Some owners can wait and are willing to. If you’re one of them, great. I’d take my house off the market and stick it out until better times return. Some “experts” are predicting a recovery by this coming summer or next fall – others aren’t so optimistic but if you can sit things out, I’d recommend you do so.

But if you can’t, or don’t want to, then cut your losses and either accept the first offer that comes in waving cash and a no-financing-contingency deal or slash your price to the bone and hope that stimulates a buyer. There are buyers out there – I’m working with a couple of them and I know that public open houses are drawing them in. Right now though, buyers and sellers are miles apart waiting for the other to blink. My money’s on the buyers because we’ve entered a buyer’s market – this stuff happens from time to time – sorry.


Filed under Buying/Selling Greenwich Real Estate, current market conditions, pricing

4 responses to “Is the sky falling?

  1. CEA

    Chris, what % of sales are foreclosure or “forced” (spec builder, like 480 North) sales in the area, if that is the only thing selling?

    I’m getting the impression most people reading this blog aren’t thinking “how much do I need to slash to sell my not-new place fast”, but “when will my house be worth what it was in 2006?”

    The banking system is hanging by a thread (I maintain that it has collapsed, and the record will show that in a few years); layoffs are rampant, and the banks will never again be dishing out loans (510 Round Hill getting its entire construction loan in one big chunk?) the way they used to.

    Just “smartening up” and not lending to convicted felons, or to people only putting 5% down, will take pricing down.
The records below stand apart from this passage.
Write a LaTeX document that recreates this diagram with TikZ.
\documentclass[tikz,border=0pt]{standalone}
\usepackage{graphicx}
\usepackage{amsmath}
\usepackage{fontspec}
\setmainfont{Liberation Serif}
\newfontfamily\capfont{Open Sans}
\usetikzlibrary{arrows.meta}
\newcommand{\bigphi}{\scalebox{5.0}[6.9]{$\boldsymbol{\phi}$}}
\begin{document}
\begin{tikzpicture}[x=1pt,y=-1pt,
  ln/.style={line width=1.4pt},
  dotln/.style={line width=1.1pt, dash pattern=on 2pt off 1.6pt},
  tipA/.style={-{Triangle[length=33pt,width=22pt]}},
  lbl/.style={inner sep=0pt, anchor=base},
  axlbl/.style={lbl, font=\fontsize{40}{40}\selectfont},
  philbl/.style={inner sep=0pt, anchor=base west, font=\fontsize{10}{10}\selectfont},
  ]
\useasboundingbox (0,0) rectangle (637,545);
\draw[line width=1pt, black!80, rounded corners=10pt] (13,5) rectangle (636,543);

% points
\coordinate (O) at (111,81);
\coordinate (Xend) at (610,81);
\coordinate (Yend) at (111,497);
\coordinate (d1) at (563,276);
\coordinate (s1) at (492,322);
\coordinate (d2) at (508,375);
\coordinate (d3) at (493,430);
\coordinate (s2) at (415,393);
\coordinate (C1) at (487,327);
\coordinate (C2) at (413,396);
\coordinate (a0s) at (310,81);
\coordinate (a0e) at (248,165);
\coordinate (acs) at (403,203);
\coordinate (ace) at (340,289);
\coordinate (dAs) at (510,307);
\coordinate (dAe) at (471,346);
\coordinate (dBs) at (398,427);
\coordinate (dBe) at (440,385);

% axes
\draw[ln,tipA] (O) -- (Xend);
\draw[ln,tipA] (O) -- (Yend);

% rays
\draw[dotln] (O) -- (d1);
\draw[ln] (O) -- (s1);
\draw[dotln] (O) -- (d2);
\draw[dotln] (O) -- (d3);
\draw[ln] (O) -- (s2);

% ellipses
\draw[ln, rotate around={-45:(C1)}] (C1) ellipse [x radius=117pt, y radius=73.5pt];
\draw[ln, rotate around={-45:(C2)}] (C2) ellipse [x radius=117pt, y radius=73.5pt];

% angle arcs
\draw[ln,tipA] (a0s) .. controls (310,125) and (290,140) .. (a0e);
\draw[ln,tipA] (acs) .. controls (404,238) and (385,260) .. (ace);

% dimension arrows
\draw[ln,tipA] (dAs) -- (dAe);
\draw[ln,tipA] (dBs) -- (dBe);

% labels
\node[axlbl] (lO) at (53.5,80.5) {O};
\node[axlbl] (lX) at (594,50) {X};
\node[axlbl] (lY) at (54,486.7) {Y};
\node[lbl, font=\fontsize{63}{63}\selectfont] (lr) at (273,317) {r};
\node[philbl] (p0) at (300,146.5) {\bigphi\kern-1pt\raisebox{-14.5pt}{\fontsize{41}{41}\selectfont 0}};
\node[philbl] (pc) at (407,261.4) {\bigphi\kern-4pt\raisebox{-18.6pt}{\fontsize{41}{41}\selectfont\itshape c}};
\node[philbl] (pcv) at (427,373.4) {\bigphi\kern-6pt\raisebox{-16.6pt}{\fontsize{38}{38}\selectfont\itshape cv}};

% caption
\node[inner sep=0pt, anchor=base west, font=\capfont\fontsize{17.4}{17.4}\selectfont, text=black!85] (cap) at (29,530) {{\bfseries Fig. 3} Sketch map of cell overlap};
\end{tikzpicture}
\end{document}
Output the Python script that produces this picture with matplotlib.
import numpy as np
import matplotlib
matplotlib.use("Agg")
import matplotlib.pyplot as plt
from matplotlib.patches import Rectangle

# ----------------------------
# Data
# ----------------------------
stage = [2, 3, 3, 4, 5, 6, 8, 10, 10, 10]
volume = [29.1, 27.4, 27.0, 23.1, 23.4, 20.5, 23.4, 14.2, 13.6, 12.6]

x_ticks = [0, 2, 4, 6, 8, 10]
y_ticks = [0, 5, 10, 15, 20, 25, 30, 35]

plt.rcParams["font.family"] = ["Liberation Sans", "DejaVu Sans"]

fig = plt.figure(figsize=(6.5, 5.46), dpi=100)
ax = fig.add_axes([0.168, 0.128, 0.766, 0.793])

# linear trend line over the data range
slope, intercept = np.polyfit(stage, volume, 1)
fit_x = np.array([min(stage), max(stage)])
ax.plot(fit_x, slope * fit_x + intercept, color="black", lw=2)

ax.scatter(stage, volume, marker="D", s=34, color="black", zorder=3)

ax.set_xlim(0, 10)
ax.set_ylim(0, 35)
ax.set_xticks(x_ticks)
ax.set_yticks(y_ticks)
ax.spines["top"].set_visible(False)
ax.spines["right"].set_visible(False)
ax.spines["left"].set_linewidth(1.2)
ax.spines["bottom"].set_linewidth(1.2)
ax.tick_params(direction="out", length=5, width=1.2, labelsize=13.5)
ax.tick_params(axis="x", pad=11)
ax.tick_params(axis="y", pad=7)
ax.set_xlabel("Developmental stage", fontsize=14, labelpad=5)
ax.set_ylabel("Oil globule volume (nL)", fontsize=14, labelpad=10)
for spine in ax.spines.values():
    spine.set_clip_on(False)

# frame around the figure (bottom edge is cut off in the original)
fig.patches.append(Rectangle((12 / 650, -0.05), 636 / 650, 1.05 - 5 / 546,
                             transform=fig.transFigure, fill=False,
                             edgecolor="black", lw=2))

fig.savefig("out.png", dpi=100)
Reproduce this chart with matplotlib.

Layer on the current economic environment and you have a recipe for – if not actual downward convulsion – then a flat pricing environment for quite some time.

    This gives me little joy to say, as we bought our house after 2000.

  2. Retired IB'er

    According to Diana Olick (MSNBC -real estate beat):

    “The Realtors are reporting that foreclosure sales – that is distress sales being foreclosures or short sales – have risen from what they thought was 35% to 40% of all existing home sales, now they are saying it is 45% of all existing home sales. They also are saying they are seeing further softening toward the November numbers.

    And they are hearing from the Realtors they talk to that the re-default rate on a lot of these loan modifications are running at 50% – that is half those of modifications aren’t working.”


    I will agree with you that the banking system is for all practicable purposes insolvent and raise you one: so is the US government.

    My biggest fear is that when FCB’s stop purchasing US treasuries and the US dollar slips from its world reserve currency status, then all bets are off. The result being either out of this world inflation or outsize increases in interest rates. Neither of which will be good for a US consumer driven economy.

  3. CEA

    Retired IB’er: One day I would like to meet you, I feel like we are too simpatico!

  4. Cos Cobber

    I’m afraid I have to agree with you two as well. The deepseated and far reaching costs of the economic collapse will change real estate finance for at least a couple generations to come, perhaps longer. With all the wealth destruction (and my god, is it absolute carnage, with no place to hide [hello treasuries!]), the best we can hope for a stabilization at say 2002/03 prices and a small dead cat bounce. There is no doubt in my mind that the bigger they are, the harder they will be failing. There are simply far to many high-end real estate spec houses in Greenwich and other select parts of the country to ever meet demand; even if it was still 2005. A return to anything remotely like what we had seems like a complete impossibility.

    As far as banking, are we at the quarter pole or half mile pole in terms of bank failures/write downs? Three big ticket bad news issues yet to come; i)NYC real estate is poised to implode (word I heard today is that condo sales have absolutely stopped in the city (big surprise)), ii) unemployment is still rising and likely to do so for a while to come which will lead to even more foreclosures and; iii) businesses have yet to default in bunches, which for some groups like retail, has to be a foregone conclusion 6 to 12 months from now.

    Yes, large swaths of the global banking system has collapsed, but shhhh, don’t tell anyone.

    ’tis grim out there. happy thanksgiving.